━━━━━ Supplied information ━━━━━

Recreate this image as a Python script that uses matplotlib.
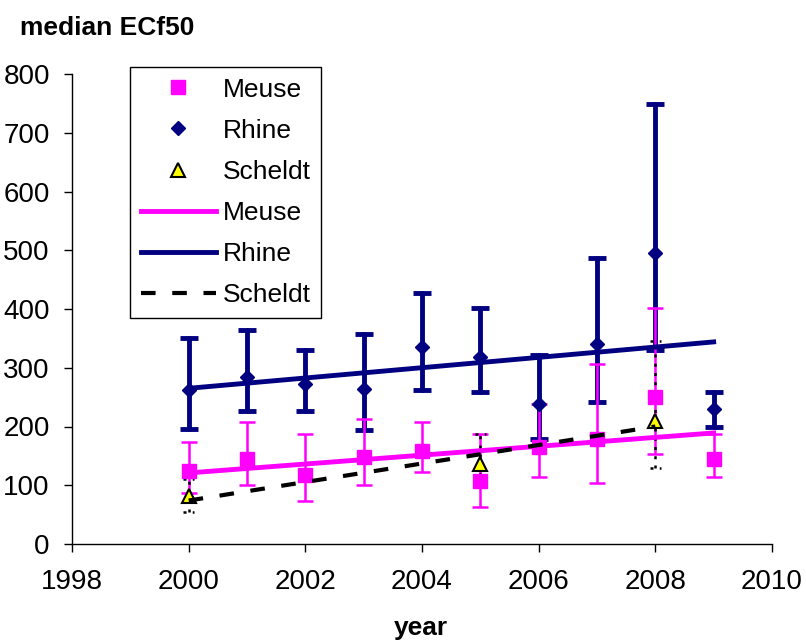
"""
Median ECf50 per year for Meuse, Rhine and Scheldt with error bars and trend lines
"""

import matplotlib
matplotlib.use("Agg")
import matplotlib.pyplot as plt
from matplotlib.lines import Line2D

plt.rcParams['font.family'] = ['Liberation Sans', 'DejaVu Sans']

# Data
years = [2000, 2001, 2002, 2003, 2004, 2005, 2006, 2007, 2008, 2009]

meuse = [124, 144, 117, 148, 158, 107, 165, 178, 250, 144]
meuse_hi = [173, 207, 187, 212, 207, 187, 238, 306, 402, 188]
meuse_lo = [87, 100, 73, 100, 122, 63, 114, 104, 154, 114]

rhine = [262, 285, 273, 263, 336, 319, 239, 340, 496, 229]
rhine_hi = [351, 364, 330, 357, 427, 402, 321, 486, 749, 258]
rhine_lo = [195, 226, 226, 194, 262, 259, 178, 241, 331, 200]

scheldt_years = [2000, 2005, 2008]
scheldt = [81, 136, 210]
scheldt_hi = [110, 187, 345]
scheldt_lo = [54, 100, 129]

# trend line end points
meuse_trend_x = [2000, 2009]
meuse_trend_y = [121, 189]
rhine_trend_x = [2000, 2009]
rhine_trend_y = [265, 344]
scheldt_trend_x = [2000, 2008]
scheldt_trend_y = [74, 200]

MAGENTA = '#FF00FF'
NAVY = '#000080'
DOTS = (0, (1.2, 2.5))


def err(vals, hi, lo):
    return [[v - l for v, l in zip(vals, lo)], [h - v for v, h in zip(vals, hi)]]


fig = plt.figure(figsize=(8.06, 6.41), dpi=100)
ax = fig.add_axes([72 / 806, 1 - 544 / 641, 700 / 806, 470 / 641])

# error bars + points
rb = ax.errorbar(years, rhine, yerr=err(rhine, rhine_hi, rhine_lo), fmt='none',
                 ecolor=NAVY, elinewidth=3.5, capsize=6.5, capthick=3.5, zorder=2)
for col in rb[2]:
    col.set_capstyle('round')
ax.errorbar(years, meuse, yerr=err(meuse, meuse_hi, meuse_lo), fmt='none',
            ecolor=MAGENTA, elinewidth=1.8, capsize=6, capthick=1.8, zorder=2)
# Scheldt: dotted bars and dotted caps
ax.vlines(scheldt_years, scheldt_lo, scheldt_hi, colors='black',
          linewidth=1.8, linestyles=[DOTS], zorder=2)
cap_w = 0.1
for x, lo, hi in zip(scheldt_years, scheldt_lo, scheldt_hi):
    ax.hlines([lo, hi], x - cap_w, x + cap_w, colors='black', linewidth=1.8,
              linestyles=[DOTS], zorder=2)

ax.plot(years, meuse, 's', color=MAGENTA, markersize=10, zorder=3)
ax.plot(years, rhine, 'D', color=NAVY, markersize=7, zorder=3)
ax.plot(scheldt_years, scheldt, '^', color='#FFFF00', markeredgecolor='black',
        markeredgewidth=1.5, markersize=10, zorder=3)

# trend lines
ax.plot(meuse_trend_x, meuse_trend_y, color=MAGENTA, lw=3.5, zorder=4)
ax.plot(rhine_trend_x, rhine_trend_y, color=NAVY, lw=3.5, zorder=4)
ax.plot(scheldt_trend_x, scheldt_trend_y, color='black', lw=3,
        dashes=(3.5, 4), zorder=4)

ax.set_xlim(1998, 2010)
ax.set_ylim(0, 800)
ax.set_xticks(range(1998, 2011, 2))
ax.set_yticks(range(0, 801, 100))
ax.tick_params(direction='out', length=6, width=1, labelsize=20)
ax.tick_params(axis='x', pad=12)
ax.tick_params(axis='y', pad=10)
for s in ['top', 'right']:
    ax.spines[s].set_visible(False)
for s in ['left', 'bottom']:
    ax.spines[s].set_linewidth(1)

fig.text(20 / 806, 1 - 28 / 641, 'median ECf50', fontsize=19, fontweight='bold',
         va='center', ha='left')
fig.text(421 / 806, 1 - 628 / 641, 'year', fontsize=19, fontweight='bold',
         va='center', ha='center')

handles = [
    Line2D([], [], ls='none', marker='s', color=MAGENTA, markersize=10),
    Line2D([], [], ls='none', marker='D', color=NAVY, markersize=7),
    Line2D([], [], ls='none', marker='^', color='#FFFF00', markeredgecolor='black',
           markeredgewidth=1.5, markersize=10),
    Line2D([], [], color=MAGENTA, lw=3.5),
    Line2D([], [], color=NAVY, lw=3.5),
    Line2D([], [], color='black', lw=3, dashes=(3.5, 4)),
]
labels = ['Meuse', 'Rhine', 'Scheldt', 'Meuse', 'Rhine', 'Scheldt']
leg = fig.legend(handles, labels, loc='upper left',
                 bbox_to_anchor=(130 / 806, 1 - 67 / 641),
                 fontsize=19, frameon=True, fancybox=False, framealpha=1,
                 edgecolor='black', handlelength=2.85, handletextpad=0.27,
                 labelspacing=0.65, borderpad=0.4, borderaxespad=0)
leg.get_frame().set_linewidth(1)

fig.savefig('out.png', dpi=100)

━━━━━

Work to do: Choose all lines containing the string "matplotlib" and copy them out.

Result:
Recreate this image as a Python script that uses matplotlib.
import matplotlib
matplotlib.use("Agg")
import matplotlib.pyplot as plt
from matplotlib.lines import Line2D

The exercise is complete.